Luster's legal case earned major attention due to his family's wealth, and in January 2003, the FBI issued a warrant for unlawful flight to avoid prosecution. In June 2003, he was captured by American bounty hunter Duane "Dog" Chapman in Puerto Vallarta, Mexico. Both Luster and Chapman were subsequently arrested by Mexican police. Luster was handed over to American authorities. Chapman's felony kidnapping charge was reduced to a misdemeanor, and he fled Mexico when he was released on bail. Chapman later wrote that he believed his actions in Mexico were legal due to working closely with a Mexican police officer while in that nation, but the American judge in Luster's case refused to grant Chapman any reward or bond. Chapman also explained that during his pursuit of Luster, he consulted with "a forensic expert who specialized in sex crimes" who believed Luster's preference for raping unconscious, passive victims indicated a necrophile tendency that might lead to murder.

The California Court of Appeal refused Luster's appeal, citing that Luster had been a fugitive. Longstanding precedent holds that fugitives flout the court's authority, and thus forfeit their right to appeal. The California Supreme Court and the United States Supreme Court later refused to overturn this ruling.

==Prison sentence and civil suits==
Luster is currently incarcerated at Valley State Prison in Chowchilla, California. Under California law, since his crimes harmed other persons, he is required to serve at least 85% of his sentence before becoming eligible for release with time off for good behavior. Had his original sentence stood, Luster would not have even been considered for release until he served 105 years.

In late 2009, Luster filed a petition for habeas corpus as the final possibility of having his case reviewed by another court on appeal. Luster was represented in that suit by Jay Leiderman and J. David Nick. The habeas corpus petition was granted in April 2012. On March 11, 2013, the Ventura County Superior Court vacated Luster's 124-year sentence but not his conviction, based on the trial judge's failure to state specific reasons for imposing consecutive sentences, and ordered a new sentencing hearing April 4, 2013.

On April 16, 2013, Ventura County Superior Court Judge Kathryne Stoltz reduced Luster's sentence to 50 years—48 years for the rapes and two years for the drug-related charges. Luster's lawyers indicated there will be an appeal.

In 2016, opponents of California Proposition 57 released a brochure that stated that Luster could be released early due to the lack of clarity for what defines "violent crimes." In response to this brochure, California Governor Jerry Brown told Fresno County sheriff Margaret Mims that Luster was originally sentenced to 100 years in prison and was a registered sex offender, "and on both accounts would not be getting out." Brown's administration later clarified that since Luster would have to register as a sex offender, he would not be eligible for parole even if Proposition 57 passed.

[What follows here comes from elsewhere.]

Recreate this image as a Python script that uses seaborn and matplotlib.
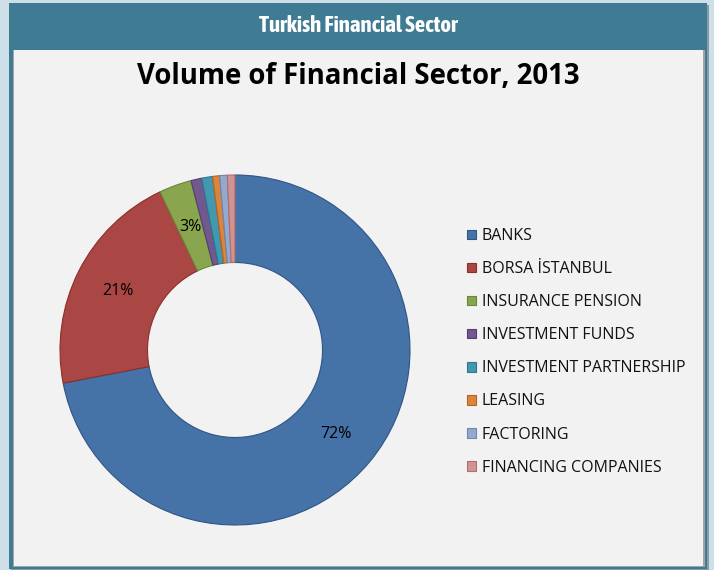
import matplotlib
matplotlib.use("Agg")
import matplotlib.pyplot as plt
from matplotlib import font_manager
from matplotlib.patches import Rectangle
import seaborn as sns
import numpy as np

# Sector shares of total financial-sector volume (%)
sectors = ["BANKS", "BORSA İSTANBUL", "INSURANCE PENSION", "INVESTMENT FUNDS",
           "INVESTMENT PARTNERSHIP", "LEASING", "FACTORING", "FINANCING COMPANIES"]
shares = [72.0, 21.0, 3.0, 1.0, 1.0, 0.65, 0.7, 0.7]
shown_labels = ["72%", "21%", "3%", "", "", "", "", ""]

fill_colors = ["#4572A7", "#AA4643", "#89A54E", "#71588F",
               "#4198AF", "#DB843D", "#93A9CF", "#D19392"]
edge_colors = ["#2f5585", "#8a2f2c", "#6a8637", "#553f70",
               "#2b7a8f", "#b3641f", "#6f86ae", "#ad6f6e"]

sns.set_theme(style="white")
plt.rcParams["font.family"] = ["Open Sans", "DejaVu Sans"]


def _is_bold(f):
    w = f.weight
    if isinstance(w, str):
        return w.lower() in ("bold", "heavy", "black", "semibold", "demibold", "extra bold")
    return w >= 600


def _is_narrow(f):
    return "Condensed" in f.name or "Narrow" in f.name


# pick an upright, narrow, bold face for the banner if one is installed
fonts = font_manager.fontManager.ttflist
narrow_bold = sorted({f.name for f in fonts
                      if _is_narrow(f) and _is_bold(f) and f.style == "normal"})
narrow_upright = sorted({f.name for f in fonts if _is_narrow(f) and f.style == "normal"})
banner_family = (narrow_bold or narrow_upright)[:1] + ["DejaVu Sans"]

W, H = 714, 570
fig = plt.figure(figsize=(W / 100, H / 100), dpi=100)
fig.patch.set_facecolor("#cddfe9")


def px_rect(x0, y0, x1, y1, **kw):
    """Rectangle given in pixel coordinates measured from the top-left."""
    fig.add_artist(Rectangle((x0 / W, 1 - y1 / H), (x1 - x0) / W, (y1 - y0) / H,
                             transform=fig.transFigure, **kw))


# frame: drop shadow, teal border, light panel, header band
px_rect(11, 5, 709, 571, facecolor="#8a9aa3", edgecolor="none", zorder=0)
px_rect(9, 3, 707, 569, facecolor="#3f7c94", edgecolor="none", zorder=0)
px_rect(13, 50, 705, 567, facecolor="#9fa6a9", edgecolor="none", zorder=0)
px_rect(14, 50, 703, 566, facecolor="#f2f2f2", edgecolor="none", zorder=0)

banner = fig.text(358 / W, 1 - 26 / H, "Turkish Financial Sector", color="white",
                  fontsize=15, fontweight="bold", fontstyle="normal",
                  ha="center", va="center", family=banner_family, zorder=3)
# fit the banner to its span across the header
fig.canvas.draw()
bw = banner.get_window_extent().width
banner.set_fontsize(15 * 200 / bw)

fig.text(358 / W, 1 - 77 / H, "Volume of Financial Sector, 2013", color="black",
         fontsize=19.8, fontweight="bold", ha="center", va="center", zorder=3)

# doughnut
cx, cy, r = 235, 350, 175
ax = fig.add_axes([(cx - r) / W, 1 - (cy + r) / H, 2 * r / W, 2 * r / H])
wedges, _ = ax.pie(shares, colors=fill_colors, startangle=90, counterclock=False,
                   radius=1.0, wedgeprops=dict(width=0.5, linewidth=0.8))
for w, ec in zip(wedges, edge_colors):
    w.set_edgecolor(ec)
ax.set_xlim(-1, 1)
ax.set_ylim(-1, 1)
ax.set_aspect("equal")
ax.axis("off")

for w, txt in zip(wedges, shown_labels):
    if not txt:
        continue
    mid = np.deg2rad((w.theta1 + w.theta2) / 2)
    ax.text(0.75 * np.cos(mid), 0.75 * np.sin(mid), txt, ha="center", va="center",
            fontsize=11.5, color="black")

leg = fig.legend(wedges, sectors, loc="upper left",
                 bbox_to_anchor=(459.5 / W, 1 - 220 / H), frameon=False,
                 fontsize=11.5, handlelength=0.55, handleheight=0.55,
                 handletextpad=0.35, labelspacing=1.07, borderpad=0)
for t in leg.get_texts():
    t.set_color("#111111")

fig.savefig("out.png", dpi=100, facecolor=fig.get_facecolor())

Two of the victims won civil lawsuits against Luster, who was ordered to pay a total of $40 million. Luster subsequently sold most of his property and declared bankruptcy.

== Media portrayals ==
After Luster fled the United States, a movie based on his crimes, A Date with Darkness: The Trial and Capture of Andrew Luster was produced with the intention of aiding in his capture by ending with a photo of him, and a request for witnesses to his whereabouts to notify authorities. Because the film was in production when Luster was captured, the ending was re-written to incorporate his capture.

On August 28, 2009, the true crime TV series Dominick Dunne's Power, Privilege, and Justice aired an episode on the case in Season 3, Episode 4, "Evil Deeds".

On August 31, 2017, Investigation Discovery aired the first episode of Guilty Rich, which recounted the story of Andrew Luster's crimes, arrest, flight, and ultimate conviction and incarceration.

The case was also profiled in the sixth episode of the 15th season of Evil Lives Here.